EUR/USD has been moving higher this week. However, the upward trend looks more like a technical rebound, which is expected movement after the pair dropped sharply to almost a two-month low last Friday. In addition, traders may be reassessing their long positions in the US Dollar Index (DXY) as fears of a wider Middle East conflict seem to have subsided lately. However, the US economy remains in a much better shape than the eurozone's, still grappling with lingering production slowdown and a more fragmented fiscal policy.

Yesterday, the latest data from Germany indicated that industrial orders dropped by 5.8% in August, the steepest decline in almost a year. As a result, the European Central Bank (ECB), unlike the Federal Reserve (Fed), may soon speed up the easing of its monetary policy. Joachim Nagel, Bundesbank President, said he was open to considering another interest rate cut at its meeting next week, adding that German economic growth in the second half of the year would be weaker than expected.

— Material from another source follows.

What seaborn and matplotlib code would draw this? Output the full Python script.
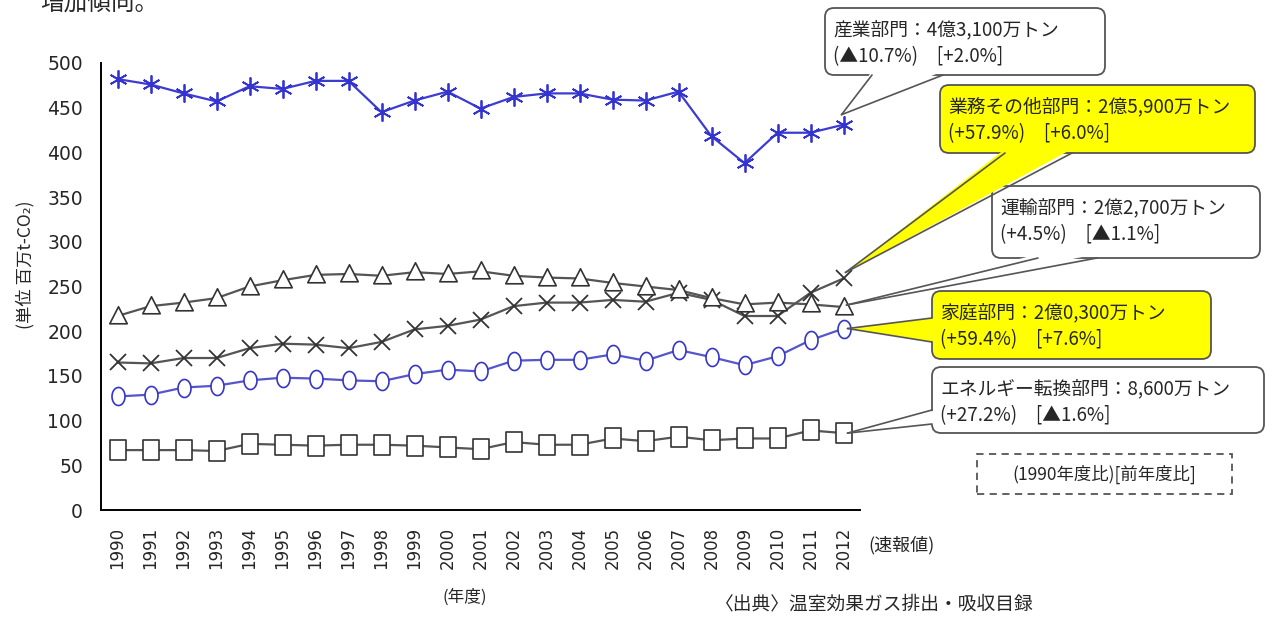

EUR/USD was rising slightly during the Asian and early European trading sessions. Today's macroeconomic calendar is packed with minor events from Europe and the US, but none are expected to impact EUR/USD significantly. Traders may refrain from placing large orders ahead of the FOMC Meeting Minutes, which are due tomorrow at 6:00 p.m. UTC and ahead of the US Consumer Price Index (CPI) report due on Thursday. As a result, a minor short-term bullish trend in EUR/USD may continue for the next 24 hours, but the fundamental long-term pressure remains bearish.

British Pound Trajectory Is Uncertain Due to the Lack of Major Drivers

The British pound (GBP/USD) has been trading within a range of 1.31300 and 1.30600 on Monday and lost 0.24%, while the US Dollar Index (DXY) rose towards a seven-week maximum.

Since the beginning of this week, the GBP/USD exchange rate hasn't shown any clear patterns. Investors are contemplating the future of US interest rates in light of the robust employment report released last week, which dashed expectations for substantial rate cuts. Additionally, the escalating tensions in the Middle East have dampened risk sentiment.

Also, traders have significantly adjusted their expectations regarding the Federal Reserve (Fed) monetary policy path this year. The markets no longer anticipate a rate cut in November, and the CME's FedWatch Tool indicates an 86% likelihood of a 25-basis point (bps) reduction. Currently, only 50 bps of easing are priced in for December, down from over 70 bps a week ago. The president of the St. Louis Fed, Alberto Musalem, stated on Monday that he favors additional rate reductions as the economy progresses along a targeted trajectory. However, he emphasized the importance of being prudent and avoiding excessive rate cuts.

GBP/USD has been moving sideways during Asian and early European trading hours. No major events that can impact the pair are scheduled for today. The market is waiting for the US FOMC Meeting Minutes tomorrow at 6:00 p.m. UTC. This event will give market participants hints on the future US interest rate path.